Replace "HTML::Mason::ApacheHandler" with whatever package name you might have used in your handler.pl.

At this point, you'll want to place a dhandler into the /items folder. The dhandler will catch the request to the non-existent directory and hand it off to whatever component you would like.

dhandler:
<%perl>
my $uri = $r->uri;
$uri =~ s#/?(.*?)/?#$1#; # drop leading/trailing slashes
my @uri = join('/',$uri);
my $dbh = ... open database
my $query = "SELECT id FROM items WHERE name=?";
my $sth = $dbh->prepare( $query );
$sth->execute( $uri[1] ) or die $dbh->errstr;
my $rec = $sth->fetchrow_hashref;
$m->comp('items.html',id=>$rec->{id});
$m->abort;
</%perl>

Voila! This is off the top of my head so there may be errors. It's just to show the concept of using a dhandler to translate a nonexistent url to an actual page. Now you should be able to use /items/widget instead of items.html?id=5... Of course, items.html should be smart enough to handler id="" in case one wasn't found.

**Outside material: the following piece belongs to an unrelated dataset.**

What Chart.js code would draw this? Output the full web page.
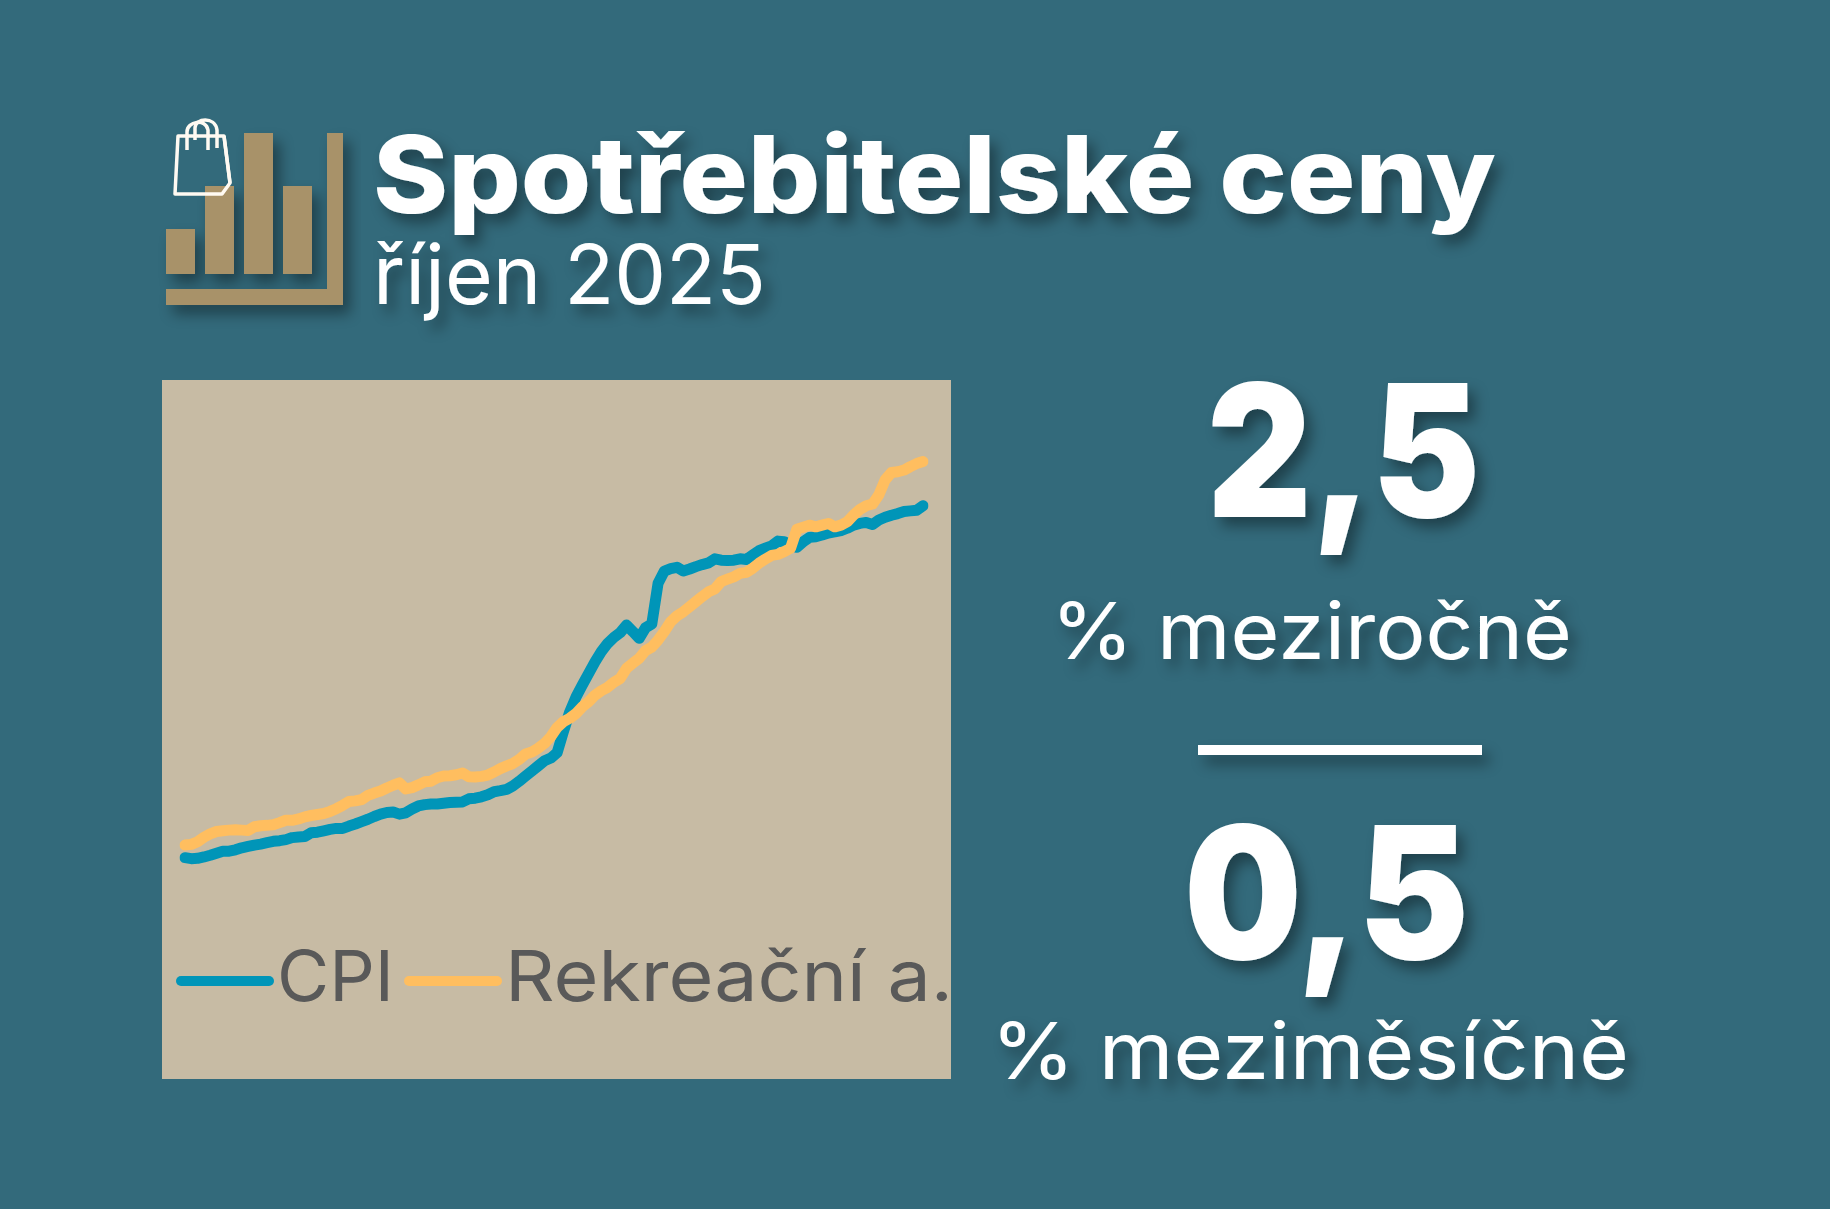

That's all for now. I hope I didn't leave anything out.

bennymack

1:11 pm on Jun 16, 2005 (gmt 0)

10+ Year Member



Ok I was hoping to generate a little bit more of a discussion than that :] I guess I better rephrase it in the form of a question.

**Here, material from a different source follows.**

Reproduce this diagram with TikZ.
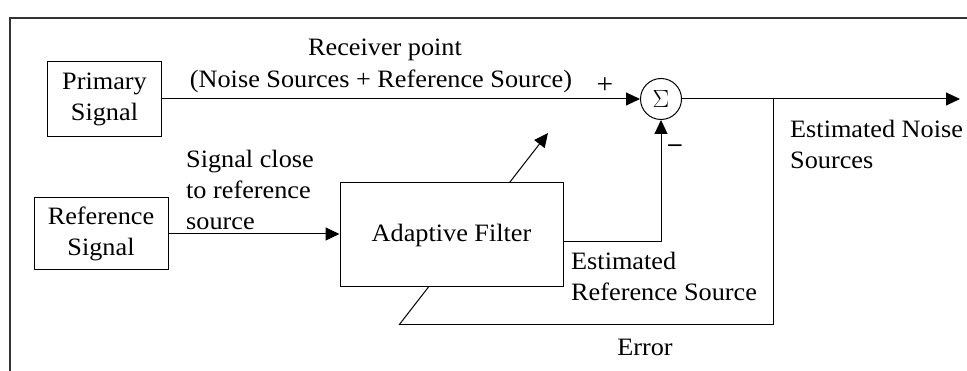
\documentclass[tikz,border=0pt]{standalone}
\usepackage{fontspec}
\setmainfont[FakeStretch=1.05]{Liberation Serif}
\usetikzlibrary{arrows.meta}
\usetikzlibrary{calc}
\tikzset{
	block/.style={draw, line width=1pt, fill=white, inner sep=0pt, align=center},
	sig/.style={line width=1pt, -{Triangle[length=14pt,width=13pt]}},
	wire/.style={line width=1pt},
	lbl/.style={inner sep=0pt}
}
\begin{document}
\begin{tikzpicture}[x=1pt, y=-1pt, font=\fontsize{25}{31}\selectfont]
	% picture 967 x 371, one unit = one pixel of the reference
	\useasboundingbox (0,0) rectangle (967,371);
	% frame, open at bottom and right
	\draw[line width=1.6pt, black!80] (967,18) -- (10,18) -- (10,371);
	
	% update arrow goes behind the filter box
	\coordinate (errend) at (399,325);
	\coordinate (updtip) at (548,133);
	\draw[sig] (errend) -- (updtip);
	
	% blocks
	\node[block, minimum width=114, minimum height=75] (prim) at (104.5,99.5) {Primary\\Signal};
	\node[block, minimum width=134, minimum height=72] (refsig) at (101,234) {Reference\\Signal};
	\node[block, minimum width=223, minimum height=104] (filt) at (451.5,235) {Adaptive Filter};
	\node[draw, circle, line width=1pt, minimum size=41, inner sep=0pt, font=\fontsize{26}{26}\selectfont] (sum) at (661,99) {$\Sigma$};
	\coordinate (out) at (960,99);
	\coordinate (tap) at (773,99);
	
	% connectors
	\draw[sig] (prim.east |- sum.west) -- (sum.west);
	\draw[sig] (sum.east) -- (out);
	\draw[sig] (refsig.east) -- (refsig.east -| filt.west);
	\draw[sig] ([yshift=-7pt]filt.east) -| (sum.south);
	\draw[wire] (tap) |- (errend);
	
	% labels
	\node[lbl] (rcv) at (385,50) {Receiver point};
	\node[lbl] (mix) at (381,81) {(Noise Sources + Reference Source)};
	\node[lbl, font=\fontsize{28}{28}\selectfont] (plus) at (605,86) {+};
	\node[lbl, font=\fontsize{25}{25}\bfseries] (minus) at (675,148) {--};
	\node[lbl, align=left, anchor=west] (close) at (186,190) {Signal close\\to reference\\source};
	\node[lbl, align=left, anchor=west] (estref) at (571,276) {Estimated\\Reference Source};
	\node[lbl, align=left, anchor=west] (estnoise) at (790,144) {Estimated Noise\\Sources};
	\node[lbl] (err) at (645,347) {Error};
\end{tikzpicture}
\end{document}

Perhaps I need to use an example a little closer to home. What I would like to know is if designing a site that uses keyword laden URLs will benefit the site's SE ranking?

Take webmasterworld for example. Not that it needs any help :] but would it benefit from having URLs like:
[webmasterworld.com...]

Instead of:
[webmasterworld.com...]

While this is just one simple example, what about doing a whole site like this?

[foo.com...] etc...

These SE things can be counter-intuitive sometimes so might this cause the keyword density to be too high and therefore drop a site's ranking?

SeanW

5:27 pm on Jun 17, 2005 (gmt 0)

10+ Year Member



I've never done it with Mason, but I've done it with TT2, and that's similar to how I did it.

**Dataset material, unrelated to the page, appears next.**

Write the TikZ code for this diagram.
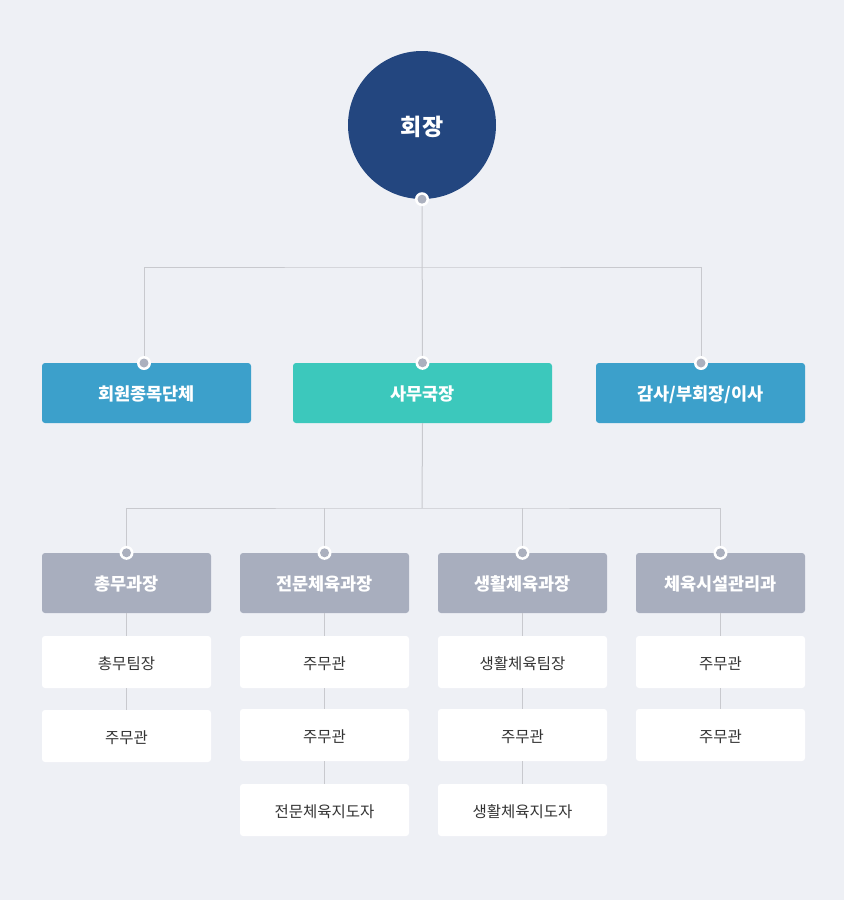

However, I'd be doing more tainting of @uri before directly passing it to your SQL backend.

Sean

bennymack

6:03 pm on Jun 17, 2005 (gmt 0)

10+ Year Member



SeanW thanks for the reply.

AFAIK when using perl DBI it is not possible to do any sort of SQL injection if that's what you are referring to. Someone could type in single quotes and semi colons all day. They way it works is it would just dump them on a page that shows everything. Sort of like a site map.

I tried breaking it but was unable to. If you have some examples of what could be harmful in the @uri let me know. I have a server I can test it out on. Thanks again!

P.S. I'm assuming then since you've done this as well that it's a good idea to do so? How were the results as far as PR?